Adding a new column is one of the most common schema changes. Done wrong, it locks rows, slows queries, or even takes production offline. Done right, it’s an atomic, zero-downtime update that disappears into your deploy pipeline.
A new column changes the table definition in your database schema. In SQL, the basic syntax is:
ALTER TABLE table_name
ADD COLUMN column_name data_type [constraints];
For small tables, this runs in milliseconds. For large tables with millions of rows, you have to plan. Understand the impact of your database engine’s ALTER TABLE implementation. MySQL before 8.0 rewrites the whole table for many changes.
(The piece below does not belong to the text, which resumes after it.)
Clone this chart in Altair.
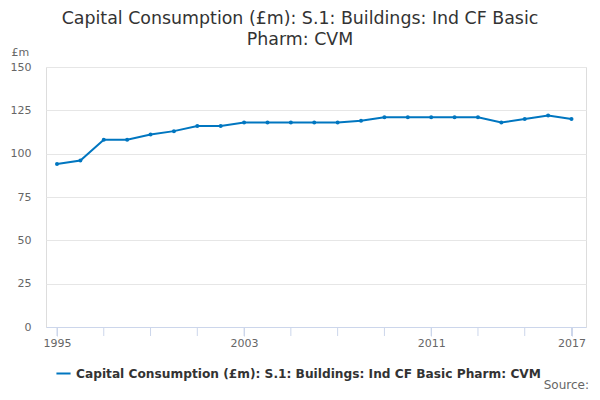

Postgres can add NULL columns instantly, but adding with a default rewrites data unless you use the DEFAULT + NOT NULL pattern combined with a batch update.
When adding a new column in Postgres, consider:
- Use
ADD COLUMN with no default to avoid full table rewrite. - Add defaults and constraints in separate, non-blocking migrations.
- Backfill data in small batches to reduce lock duration.
When adding a new column in MySQL, check if you can use ALGORITHM=INPLACE or ALGORITHM=INSTANT. This avoids full copies and speeds deployment.
When changing application code to use the new column:
- Deploy schema change first without touching reads/writes.
- Backfill the column asynchronously.
- Update application logic to use the column after it’s safe.
- Consider feature flags to toggle usage without rollback risk.
For teams moving fast, schema changes should be automated and idempotent. Run them through CI/CD. Test on a staging environment that mirrors production data distribution. Always measure the migration cost before running it live.
A new column migration is simple in theory, but every production database has its own load, constraints, and failure modes. You control the risk with careful sequencing, safe defaults, and tooling that shows exactly what’s happening.